### Exercise
Transcribe the whole listing without a single picture.

### Supplied data
┌────────

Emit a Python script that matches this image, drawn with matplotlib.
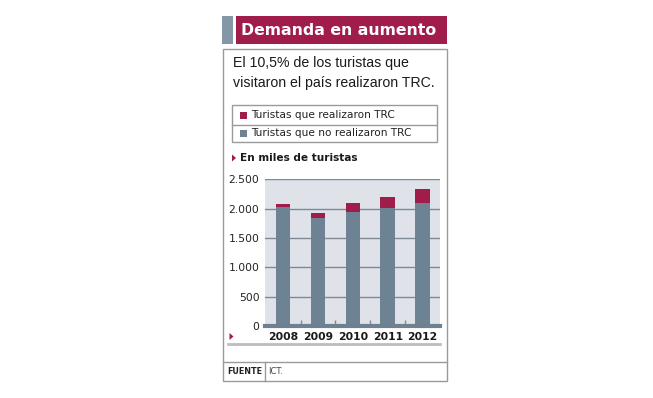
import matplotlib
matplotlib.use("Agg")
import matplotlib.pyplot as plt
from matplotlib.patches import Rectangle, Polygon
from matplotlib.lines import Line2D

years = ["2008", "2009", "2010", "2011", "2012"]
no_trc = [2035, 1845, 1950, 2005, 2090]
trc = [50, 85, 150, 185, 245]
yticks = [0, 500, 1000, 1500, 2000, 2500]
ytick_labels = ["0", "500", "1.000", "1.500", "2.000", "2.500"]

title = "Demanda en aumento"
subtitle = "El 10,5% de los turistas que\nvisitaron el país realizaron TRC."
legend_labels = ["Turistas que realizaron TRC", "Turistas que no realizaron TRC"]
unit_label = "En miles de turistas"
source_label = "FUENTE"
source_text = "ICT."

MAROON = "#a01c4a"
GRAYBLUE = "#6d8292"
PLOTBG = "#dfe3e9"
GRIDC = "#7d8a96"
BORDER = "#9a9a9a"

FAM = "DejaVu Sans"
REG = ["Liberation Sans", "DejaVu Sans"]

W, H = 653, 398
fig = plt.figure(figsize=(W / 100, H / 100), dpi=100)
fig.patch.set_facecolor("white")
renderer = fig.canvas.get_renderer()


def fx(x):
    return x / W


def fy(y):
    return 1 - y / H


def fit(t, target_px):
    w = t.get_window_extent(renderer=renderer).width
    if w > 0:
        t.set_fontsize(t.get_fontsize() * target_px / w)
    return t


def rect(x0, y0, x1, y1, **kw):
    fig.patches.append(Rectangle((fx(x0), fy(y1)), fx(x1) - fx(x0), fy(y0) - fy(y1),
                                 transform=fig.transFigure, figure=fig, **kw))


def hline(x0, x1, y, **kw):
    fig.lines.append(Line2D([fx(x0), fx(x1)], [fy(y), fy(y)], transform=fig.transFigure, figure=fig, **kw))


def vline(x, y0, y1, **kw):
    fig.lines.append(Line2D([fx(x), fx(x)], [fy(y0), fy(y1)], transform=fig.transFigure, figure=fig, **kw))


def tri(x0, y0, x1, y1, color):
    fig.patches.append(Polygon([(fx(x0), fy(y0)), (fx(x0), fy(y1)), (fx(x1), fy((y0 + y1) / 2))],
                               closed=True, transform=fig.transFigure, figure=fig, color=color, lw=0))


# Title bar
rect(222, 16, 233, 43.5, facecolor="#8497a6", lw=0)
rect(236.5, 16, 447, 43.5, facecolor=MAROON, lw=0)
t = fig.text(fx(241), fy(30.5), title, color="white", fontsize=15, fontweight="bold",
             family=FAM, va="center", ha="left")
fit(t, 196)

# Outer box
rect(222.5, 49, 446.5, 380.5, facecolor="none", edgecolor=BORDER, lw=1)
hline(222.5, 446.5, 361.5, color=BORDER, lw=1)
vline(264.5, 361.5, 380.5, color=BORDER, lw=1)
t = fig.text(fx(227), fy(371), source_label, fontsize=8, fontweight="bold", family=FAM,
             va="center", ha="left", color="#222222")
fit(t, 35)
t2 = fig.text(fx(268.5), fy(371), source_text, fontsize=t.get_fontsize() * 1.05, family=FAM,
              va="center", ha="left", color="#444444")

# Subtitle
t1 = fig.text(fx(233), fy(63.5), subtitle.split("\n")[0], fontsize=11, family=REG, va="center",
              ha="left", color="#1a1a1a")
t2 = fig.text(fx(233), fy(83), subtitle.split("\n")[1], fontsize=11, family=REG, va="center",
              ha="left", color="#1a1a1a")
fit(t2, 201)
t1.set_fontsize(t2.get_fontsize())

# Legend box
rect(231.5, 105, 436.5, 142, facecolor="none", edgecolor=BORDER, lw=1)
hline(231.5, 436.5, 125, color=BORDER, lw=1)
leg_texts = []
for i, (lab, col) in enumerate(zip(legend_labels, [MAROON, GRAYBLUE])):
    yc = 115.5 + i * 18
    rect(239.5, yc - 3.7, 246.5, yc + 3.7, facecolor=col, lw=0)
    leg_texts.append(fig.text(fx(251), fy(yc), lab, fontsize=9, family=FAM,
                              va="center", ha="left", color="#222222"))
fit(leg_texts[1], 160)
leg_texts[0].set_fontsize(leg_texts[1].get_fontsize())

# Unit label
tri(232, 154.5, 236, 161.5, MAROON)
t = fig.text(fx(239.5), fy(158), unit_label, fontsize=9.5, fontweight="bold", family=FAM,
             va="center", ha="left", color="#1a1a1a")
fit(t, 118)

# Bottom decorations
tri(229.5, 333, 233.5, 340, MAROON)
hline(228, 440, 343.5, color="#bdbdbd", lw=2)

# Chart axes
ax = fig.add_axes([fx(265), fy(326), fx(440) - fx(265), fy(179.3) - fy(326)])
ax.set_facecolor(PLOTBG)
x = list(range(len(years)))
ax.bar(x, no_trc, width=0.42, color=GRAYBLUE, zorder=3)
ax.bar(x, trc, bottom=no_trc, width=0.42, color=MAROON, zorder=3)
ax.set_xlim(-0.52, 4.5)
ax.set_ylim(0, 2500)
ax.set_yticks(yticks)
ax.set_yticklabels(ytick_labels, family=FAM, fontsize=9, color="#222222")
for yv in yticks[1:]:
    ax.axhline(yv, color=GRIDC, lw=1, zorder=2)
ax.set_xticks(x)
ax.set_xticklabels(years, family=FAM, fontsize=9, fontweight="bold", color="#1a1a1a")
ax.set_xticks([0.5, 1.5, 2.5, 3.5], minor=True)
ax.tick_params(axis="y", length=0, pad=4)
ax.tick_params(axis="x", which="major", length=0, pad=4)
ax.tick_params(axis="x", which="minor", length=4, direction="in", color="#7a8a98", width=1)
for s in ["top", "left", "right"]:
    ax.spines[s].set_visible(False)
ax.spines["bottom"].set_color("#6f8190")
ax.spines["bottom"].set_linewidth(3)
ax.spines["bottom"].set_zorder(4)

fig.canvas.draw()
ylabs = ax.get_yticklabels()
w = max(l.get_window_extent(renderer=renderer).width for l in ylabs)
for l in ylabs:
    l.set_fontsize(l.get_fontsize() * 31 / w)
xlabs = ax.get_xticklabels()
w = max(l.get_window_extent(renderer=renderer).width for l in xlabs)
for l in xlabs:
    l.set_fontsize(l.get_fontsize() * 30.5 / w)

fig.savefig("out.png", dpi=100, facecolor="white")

└────────

### Task solution
Emit a Python script that matches this image, drawn with matplotlib.
import matplotlib
matplotlib.use("Agg")
import matplotlib.pyplot as plt
from matplotlib.patches import Rectangle, Polygon
from matplotlib.lines import Line2D

years = ["2008", "2009", "2010", "2011", "2012"]
no_trc = [2035, 1845, 1950, 2005, 2090]
trc = [50, 85, 150, 185, 245]
yticks = [0, 500, 1000, 1500, 2000, 2500]
ytick_labels = ["0", "500", "1.000", "1.500", "2.000", "2.500"]

title = "Demanda en aumento"
subtitle = "El 10,5% de los turistas que\nvisitaron el país realizaron TRC."
legend_labels = ["Turistas que realizaron TRC", "Turistas que no realizaron TRC"]
unit_label = "En miles de turistas"
source_label = "FUENTE"
source_text = "ICT."

MAROON = "#a01c4a"
GRAYBLUE = "#6d8292"
PLOTBG = "#dfe3e9"
GRIDC = "#7d8a96"
BORDER = "#9a9a9a"

FAM = "DejaVu Sans"
REG = ["Liberation Sans", "DejaVu Sans"]

W, H = 653, 398
fig = plt.figure(figsize=(W / 100, H / 100), dpi=100)
fig.patch.set_facecolor("white")
renderer = fig.canvas.get_renderer()


def fx(x):
    return x / W


def fy(y):
    return 1 - y / H


def fit(t, target_px):
    w = t.get_window_extent(renderer=renderer).width
    if w > 0:
        t.set_fontsize(t.get_fontsize() * target_px / w)
    return t


def rect(x0, y0, x1, y1, **kw):
    fig.patches.append(Rectangle((fx(x0), fy(y1)), fx(x1) - fx(x0), fy(y0) - fy(y1),
                                 transform=fig.transFigure, figure=fig, **kw))


def hline(x0, x1, y, **kw):
    fig.lines.append(Line2D([fx(x0), fx(x1)], [fy(y), fy(y)], transform=fig.transFigure, figure=fig, **kw))


def vline(x, y0, y1, **kw):
    fig.lines.append(Line2D([fx(x), fx(x)], [fy(y0), fy(y1)], transform=fig.transFigure, figure=fig, **kw))


def tri(x0, y0, x1, y1, color):
    fig.patches.append(Polygon([(fx(x0), fy(y0)), (fx(x0), fy(y1)), (fx(x1), fy((y0 + y1) / 2))],
                               closed=True, transform=fig.transFigure, figure=fig, color=color, lw=0))


# Title bar
rect(222, 16, 233, 43.5, facecolor="#8497a6", lw=0)
rect(236.5, 16, 447, 43.5, facecolor=MAROON, lw=0)
t = fig.text(fx(241), fy(30.5), title, color="white", fontsize=15, fontweight="bold",
             family=FAM, va="center", ha="left")
fit(t, 196)

# Outer box
rect(222.5, 49, 446.5, 380.5, facecolor="none", edgecolor=BORDER, lw=1)
hline(222.5, 446.5, 361.5, color=BORDER, lw=1)
vline(264.5, 361.5, 380.5, color=BORDER, lw=1)
t = fig.text(fx(227), fy(371), source_label, fontsize=8, fontweight="bold", family=FAM,
             va="center", ha="left", color="#222222")
fit(t, 35)
t2 = fig.text(fx(268.5), fy(371), source_text, fontsize=t.get_fontsize() * 1.05, family=FAM,
              va="center", ha="left", color="#444444")

# Subtitle
t1 = fig.text(fx(233), fy(63.5), subtitle.split("\n")[0], fontsize=11, family=REG, va="center",
              ha="left", color="#1a1a1a")
t2 = fig.text(fx(233), fy(83), subtitle.split("\n")[1], fontsize=11, family=REG, va="center",
              ha="left", color="#1a1a1a")
fit(t2, 201)
t1.set_fontsize(t2.get_fontsize())

# Legend box
rect(231.5, 105, 436.5, 142, facecolor="none", edgecolor=BORDER, lw=1)
hline(231.5, 436.5, 125, color=BORDER, lw=1)
leg_texts = []
for i, (lab, col) in enumerate(zip(legend_labels, [MAROON, GRAYBLUE])):
    yc = 115.5 + i * 18
    rect(239.5, yc - 3.7, 246.5, yc + 3.7, facecolor=col, lw=0)
    leg_texts.append(fig.text(fx(251), fy(yc), lab, fontsize=9, family=FAM,
                              va="center", ha="left", color="#222222"))
fit(leg_texts[1], 160)
leg_texts[0].set_fontsize(leg_texts[1].get_fontsize())

# Unit label
tri(232, 154.5, 236, 161.5, MAROON)
t = fig.text(fx(239.5), fy(158), unit_label, fontsize=9.5, fontweight="bold", family=FAM,
             va="center", ha="left", color="#1a1a1a")
fit(t, 118)

# Bottom decorations
tri(229.5, 333, 233.5, 340, MAROON)
hline(228, 440, 343.5, color="#bdbdbd", lw=2)

# Chart axes
ax = fig.add_axes([fx(265), fy(326), fx(440) - fx(265), fy(179.3) - fy(326)])
ax.set_facecolor(PLOTBG)
x = list(range(len(years)))
ax.bar(x, no_trc, width=0.42, color=GRAYBLUE, zorder=3)
ax.bar(x, trc, bottom=no_trc, width=0.42, color=MAROON, zorder=3)
ax.set_xlim(-0.52, 4.5)
ax.set_ylim(0, 2500)
ax.set_yticks(yticks)
ax.set_yticklabels(ytick_labels, family=FAM, fontsize=9, color="#222222")
for yv in yticks[1:]:
    ax.axhline(yv, color=GRIDC, lw=1, zorder=2)
ax.set_xticks(x)
ax.set_xticklabels(years, family=FAM, fontsize=9, fontweight="bold", color="#1a1a1a")
ax.set_xticks([0.5, 1.5, 2.5, 3.5], minor=True)
ax.tick_params(axis="y", length=0, pad=4)
ax.tick_params(axis="x", which="major", length=0, pad=4)
ax.tick_params(axis="x", which="minor", length=4, direction="in", color="#7a8a98", width=1)
for s in ["top", "left", "right"]:
    ax.spines[s].set_visible(False)
ax.spines["bottom"].set_color("#6f8190")
ax.spines["bottom"].set_linewidth(3)
ax.spines["bottom"].set_zorder(4)

fig.canvas.draw()
ylabs = ax.get_yticklabels()
w = max(l.get_window_extent(renderer=renderer).width for l in ylabs)
for l in ylabs:
    l.set_fontsize(l.get_fontsize() * 31 / w)
xlabs = ax.get_xticklabels()
w = max(l.get_window_extent(renderer=renderer).width for l in xlabs)
for l in xlabs:
    l.set_fontsize(l.get_fontsize() * 30.5 / w)

fig.savefig("out.png", dpi=100, facecolor="white")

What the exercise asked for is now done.